First Memoir by Anne Frank’s Childhood Friend, Fellow Inmate at Bergen-Belsen Set for Release
by Shiryn Ghermezian
Rider, a publishing imprint of Ebury Publishing, will release next year a memoir by Holocaust survivor Hannah Pick-Goslar about her childhood friendship with diarist and Holocaust victim Anne Frank, The Bookseller reported on Tuesday.
“My Friend, Anne Frank,” ghostwritten by journalist Dina Kraft, will be published in hardback and e-book on May 16, 2023. Ebury publisher Andrew Goodfellow acquired world rights for the memoir from the author herself.
“I vividly remember feeling bereft after finishing reading Anne Frank’s diary when I was a girl,” Kraft said. “The loss felt real, as if I had lost a friend. And now I have the privilege of helping tell the story of Hannah, one of Anne’s closest friends, which is, in part, the story Anne did not survive to tell.”
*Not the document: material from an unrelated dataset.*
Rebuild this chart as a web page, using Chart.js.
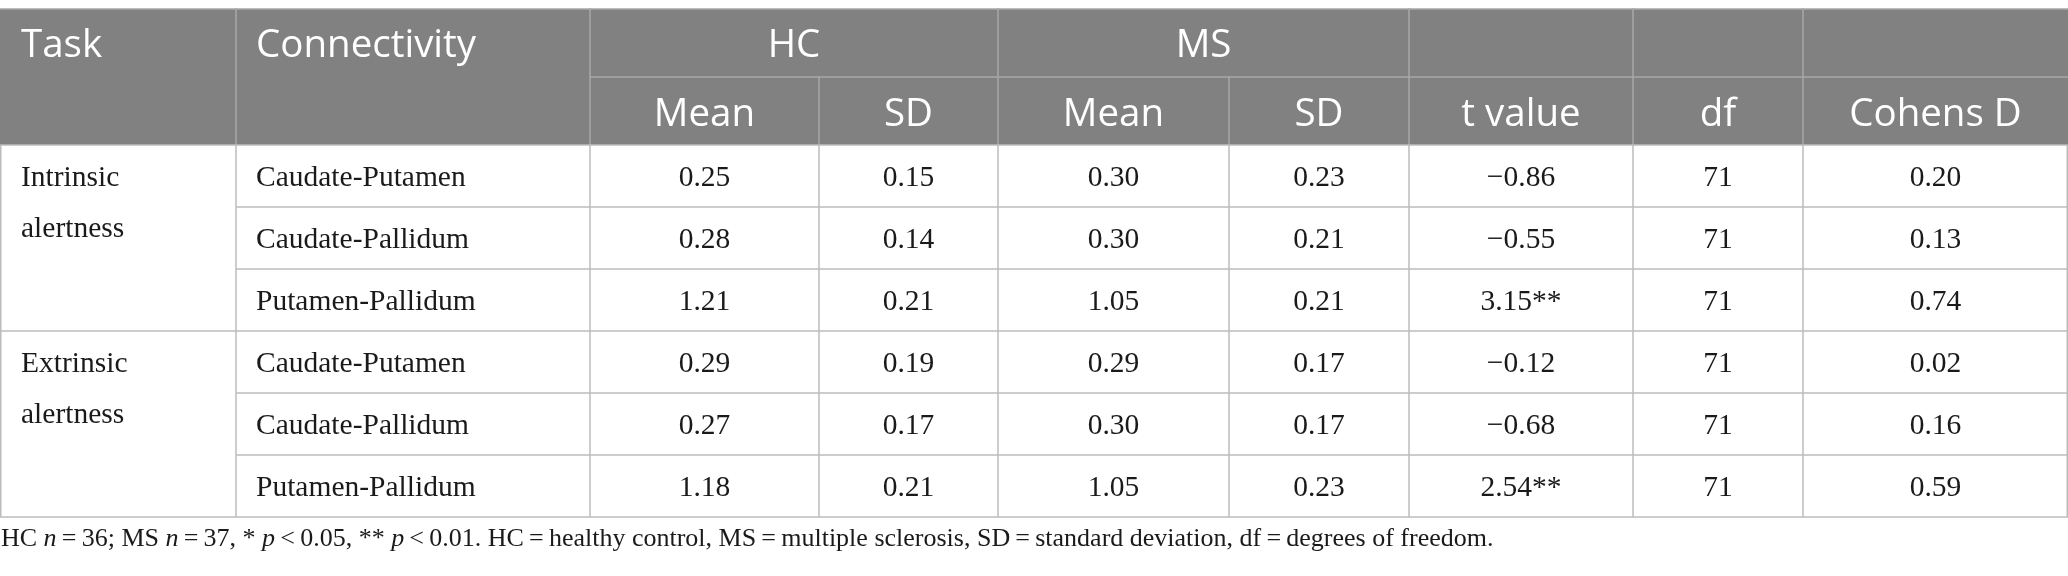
<!DOCTYPE html>
<html>
<head>
<meta charset="utf-8">
<script src="https://cdn.jsdelivr.net/npm/chart.js@4.4.1/dist/chart.umd.min.js"></script>
<style>
html,body{margin:0;padding:0;background:#ffffff;}
#wrap{width:2068px;height:576px;position:relative;overflow:hidden;}
</style>
</head>
<body>
<div id="wrap"><canvas id="c" width="2068" height="576"></canvas></div>
<script>
// ---------------- DATA ----------------
const tasks = [["Intrinsic", "alertness"], ["Extrinsic", "alertness"]];
const taskRowStart = [0, 3];
const connectivity = ["Caudate-Putamen", "Caudate-Pallidum", "Putamen-Pallidum",
                      "Caudate-Putamen", "Caudate-Pallidum", "Putamen-Pallidum"];
const hcMean  = [0.25, 0.28, 1.21, 0.29, 0.27, 1.18];
const hcSD    = [0.15, 0.14, 0.21, 0.19, 0.17, 0.21];
const msMean  = [0.30, 0.30, 1.05, 0.29, 0.30, 1.05];
const msSD    = [0.23, 0.21, 0.21, 0.17, 0.17, 0.23];
const tValue  = [-0.86, -0.55, 3.15, -0.12, -0.68, 2.54];
const tSig    = ["", "", "**", "", "", "**"];
const dfVals  = [71, 71, 71, 71, 71, 71];
const cohensD = [0.20, 0.13, 0.74, 0.02, 0.16, 0.59];
const headerTop = ["Task", "Connectivity"];
const groupHeaders = ["HC", "MS"];
const subHeaders = ["Mean", "SD", "Mean", "SD", "t value", "df", "Cohens D"];
const footnoteParts = [
  ["HC ", false], ["n", true], ["\u2009=\u200936; MS ", false], ["n", true],
  ["\u2009=\u200937, * ", false], ["p", true], ["\u2009<\u20090.05, ** ", false], ["p", true],
  ["\u2009<\u20090.01. HC\u2009=\u2009healthy control, MS\u2009=\u2009multiple sclerosis, SD\u2009=\u2009standard deviation, df\u2009=\u2009degrees of freedom.", false]
];

// ---------------- LAYOUT / STYLE ----------------
const W = 2068, H = 576;
const colEdges = [0, 236, 590, 819, 998, 1229, 1409, 1633, 1803, 2068];
const rowEdges = [8, 77, 145, 207, 269, 331, 393, 455, 517];
const textPadLeft = 21;
const taskLineGap = 51;
const footY = 539;
const headTextShift = 4;
const cellTextShift = 2;
const headerBg = "#808180";
const headerLine = "#a8a9a8";
const gridLine = "#bcbcbc";
const headFont = "38.5px 'Open Sans', 'Noto Sans', sans-serif";
const cellFont = "29.5px 'Liberation Serif', 'DejaVu Serif', serif";
const footFont = "26px 'Liberation Serif', serif";
const footFontIt = "italic 26px 'Liberation Serif', serif";

const colCenter = c => (colEdges[c] + colEdges[c + 1]) / 2;
const rowCenter = r => (rowEdges[r + 2] + rowEdges[r + 3]) / 2 + cellTextShift;
const fmt = v => (v < 0 ? "\u2212" : "") + Math.abs(v).toFixed(2);

function cellData(values, col, formatter) {
  return values.map((v, r) => ({ x: colCenter(col), y: rowCenter(r), label: formatter(v, r) }));
}

const datasets = [
  { label: "Connectivity", align: "left",
    data: connectivity.map((v, r) => ({ x: colEdges[1] + 20, y: rowCenter(r), label: v })) },
  { label: "HC Mean", align: "center", data: cellData(hcMean, 2, v => fmt(v)) },
  { label: "HC SD", align: "center", data: cellData(hcSD, 3, v => fmt(v)) },
  { label: "MS Mean", align: "center", data: cellData(msMean, 4, v => fmt(v)) },
  { label: "MS SD", align: "center", data: cellData(msSD, 5, v => fmt(v)) },
  { label: "t value", align: "center", data: cellData(tValue, 6, (v, r) => fmt(v) + tSig[r]) },
  { label: "df", align: "center", data: cellData(dfVals, 7, v => String(v)) },
  { label: "Cohens D", align: "center", data: cellData(cohensD, 8, v => fmt(v)) }
].map(d => Object.assign(d, { pointRadius: 0, pointHoverRadius: 0, showLine: false }));

const tablePlugin = {
  id: "tablePlugin",
  beforeDatasetsDraw(chart) {
    const ctx = chart.ctx, xs = chart.scales.x, ys = chart.scales.y;
    const X = v => xs.getPixelForValue(v), Y = v => ys.getPixelForValue(v);
    ctx.save();
    ctx.fillStyle = headerBg;
    ctx.fillRect(X(0), Y(rowEdges[0]), X(W) - X(0), Y(rowEdges[2]) - Y(rowEdges[0]));
    const line = (x1, y1, x2, y2, color) => {
      ctx.strokeStyle = color; ctx.lineWidth = 1.5;
      ctx.beginPath(); ctx.moveTo(X(x1), Y(y1)); ctx.lineTo(X(x2), Y(y2)); ctx.stroke();
    };
    line(0, rowEdges[0] + 0.75, W, rowEdges[0] + 0.75, gridLine);
    [1, 2, 4, 6, 7, 8].forEach(c => line(colEdges[c], rowEdges[0], colEdges[c], rowEdges[2], headerLine));
    [3, 5].forEach(c => line(colEdges[c], rowEdges[1], colEdges[c], rowEdges[2], headerLine));
    line(colEdges[2], rowEdges[1], W, rowEdges[1], headerLine);
    for (let i = 2; i < rowEdges.length; i++) {
      const r = i - 2;
      const full = (r === 0 || taskRowStart.includes(r) || i === rowEdges.length - 1);
      line(full ? 0 : colEdges[1], rowEdges[i], W, rowEdges[i], gridLine);
    }
    for (let c = 0; c < colEdges.length; c++) {
      const xv = c === 0 ? 0.75 : (c === colEdges.length - 1 ? W - 0.75 : colEdges[c]);
      line(xv, rowEdges[2], xv, rowEdges[rowEdges.length - 1], gridLine);
    }
    ctx.fillStyle = "#ffffff"; ctx.font = headFont; ctx.textBaseline = "middle";
    const hy = (rowEdges[0] + rowEdges[1]) / 2 + headTextShift;
    ctx.textAlign = "left";
    ctx.fillText(headerTop[0], X(textPadLeft), Y(hy));
    ctx.fillText(headerTop[1], X(colEdges[1] + 20), Y(hy));
    ctx.textAlign = "center";
    ctx.fillText(groupHeaders[0], X((colEdges[2] + colEdges[4]) / 2), Y(hy));
    ctx.fillText(groupHeaders[1], X((colEdges[4] + colEdges[6]) / 2), Y(hy));
    const sy = (rowEdges[1] + rowEdges[2]) / 2 + headTextShift;
    subHeaders.forEach((s, i) => ctx.fillText(s, X(colCenter(i + 2)), Y(sy)));
    ctx.restore();
  },
  afterDatasetsDraw(chart) {
    const ctx = chart.ctx, xs = chart.scales.x, ys = chart.scales.y;
    const X = v => xs.getPixelForValue(v), Y = v => ys.getPixelForValue(v);
    ctx.save();
    ctx.fillStyle = "#1a1a1a"; ctx.font = cellFont; ctx.textBaseline = "middle";
    chart.data.datasets.forEach((ds, di) => {
      const meta = chart.getDatasetMeta(di);
      ctx.textAlign = ds.align;
      meta.data.forEach((el, i) => ctx.fillText(ds.data[i].label, el.x, el.y));
    });
    ctx.textAlign = "left";
    tasks.forEach((t, k) => {
      const r = taskRowStart[k];
      t.forEach((ln, j) => ctx.fillText(ln, X(textPadLeft), Y(rowCenter(r) + j * taskLineGap)));
    });
    let fx = X(1);
    footnoteParts.forEach(([txt, it]) => {
      ctx.font = it ? footFontIt : footFont;
      ctx.fillText(txt, fx, Y(footY));
      fx += ctx.measureText(txt).width;
    });
    ctx.restore();
  }
};

new Chart(document.getElementById("c"), {
  type: "scatter",
  data: { datasets },
  options: {
    responsive: false,
    animation: false,
    events: [],
    layout: { padding: 0 },
    plugins: { legend: { display: false }, tooltip: { enabled: false } },
    scales: {
      x: { type: "linear", min: 0, max: W, display: false },
      y: { type: "linear", min: 0, max: H, reverse: true, display: false }
    }
  },
  plugins: [tablePlugin]
});
</script>
</body>
</html>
The memoir will share details about Pick-Goslar’s life during the Nazi occupation of Europe, the Frank family’s disappearance from Amsterdam, and Pick-Goslar’s deportation to the Bergen-Belsen concentration camp, where she was united with Frank. The author also describes how she risked her life at the concentration camp to throw food and clothes over a barbed-wire fence to Frank.
“At a time when the world is taking a dark turn and we see millions of innocent people on the move and under attack, alongside a rise of antisemitic hate crimes and Holocaust denial, I feel my personal story takes on new urgency,” said Pick-Goslar. “As a girl I witnessed the world I loved crumble and vanish, destroyed by senseless hatred, and with it, my best friend Anne Frank.
She added, “Anne was able to tell part of her story. I hope my memoir will help illuminate what she, and so many other children like us, endured at the hands of the Nazis, only because we were Jewish. And for those of us who were lucky enough to have survived, I hope my story will shed light on how we rebuilt our lives.”
Pick-Goslar previously shared her experiences in the Holocaust with author Alison Leslie Gold, who published “Hannah Goslar Remembers” in 1998. But, Goodfellow noted, “Hannah’s own history and the light it sheds on Anne Frank’s story has never been fully shared before.”
Kraft explained that the memoir “will tell of the dehumanization and terror of life in a concentration camp and where Hannah, her parents now dead, found the strength to keep herself and her little sister alive and then, at 15 years old, after bearing witness to the unimaginable, to forge an entirely new life.”